Tradicionalmente, o MEC aporta recursos à universidade-sede para viabilizar o encontro. De acordo com Moreira, não houve repasse para a edição de 2019. Mesmo com apoios de Capes (Coordenação de Aperfeiçoamento de Pessoal de Nível Superior), CNPq (Conselho Nacional de Desenvolvimento Científico e Tecnológico) e Fundect (Fundação de Apoio ao Desenvolvimento do Ensino, Ciência e Tecnologia do Estado de Mato Grosso do Sul), a previsão é de uma reunião bastante reduzida.
Para o presidente da SBPC, os obstáculos reforçam ainda mais a necessidade da realização do evento. “As reuniões da SBPC se caracterizam por isso. Não deixaram de acontecer mesmo em períodos de restrições fortes, durante a ditadura. São sempre reuniões de afirmação, com aspectos de resistência a uma série de decisões que são tomadas. Esse ano não vai ser diferente. Vamos afirmar e reafirmar a importância da ciência e da educação, discutir propostas concretas e medidas que podem ser tomadas”.
Moreira lembra que os cortes não começaram este ano, mas sim, vêm desde 2014. “Vão ser apresentados documentos e propostas de especialistas de várias áreas, propor alternativas, criticar os cortes, mas também propor soluções, alternativas que permitam sair da crise que vivemos. O governo não está levando em conta, e isso começou em 2014, que está dando um tiro no pé ao cortar recursos novamente nessa área”.

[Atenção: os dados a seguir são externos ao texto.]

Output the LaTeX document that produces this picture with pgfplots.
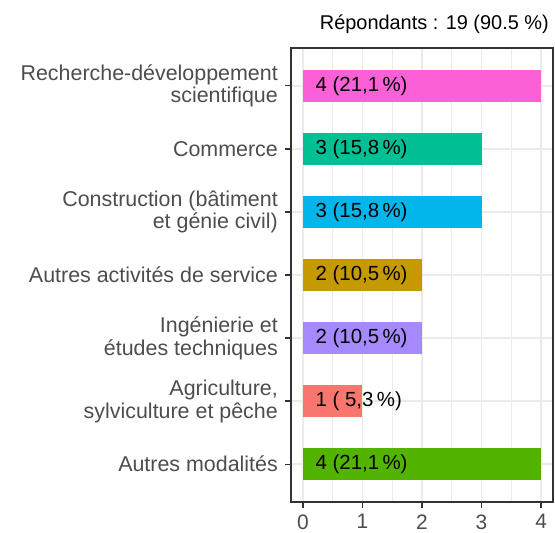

Ministro-astronauta - A cerimônia de abertura da SBPC está marcada para a noite de domingo (21), no Teatro Glauce Rocha. A solenidade não contará com o ministro da Ciência, Marcos Pontes, que está na Flórida, Estados Unidos, para celebrar os 50 anos da Apolo 11 na Lua com a Nasa.
Único brasileiro a ir para o espaço, o titular do MCTIC deve participar da reunião anual somente na sexta-feira (26), em conferência apresentada por Ildeu Moreira.
A programação do encontro (confira aqui) é marcada pela interdisciplinaridade. Temas como reforma da Previdência e a capoeira como filosofia de liberdade dividem o mesmo horário. Ciência e inovação em bioeconomia, diversidade e desenvolvimento social compõem o principal eixo de debates da edição de 2019.
O senador Nelsinho Trad será um dos conferencistas da reunião anual. Na terça-feira (23), o parlamentar fala sobre as oportunidades econômicas e científicas da rota bioceânica, alternativa logística em implantação.
Temáticas regionais também entram nas rodadas de discussão do evento. Estudos sobre fauna e flora do Pantanal Sul-mato-grossense e do Cerrado estão entre os assuntos de palestras, mesas-redondas e minicursos.
A UFMS promoveu uma série de reparos em sua estrutura para receber o encontro. A Cidade Universitária ganhou recapeamento, revitalização do corredor central, reforma do estacionamento, nova pintura e até totens para identificação dos blocos.
As atrações da reunião anual são gratuitas. A inscrição é exigida apenas para frequentar minicurso ou para obter o certificado online de participação geral. A organização espera pelo menos 15 mil pessoas durante os sete dias de evento.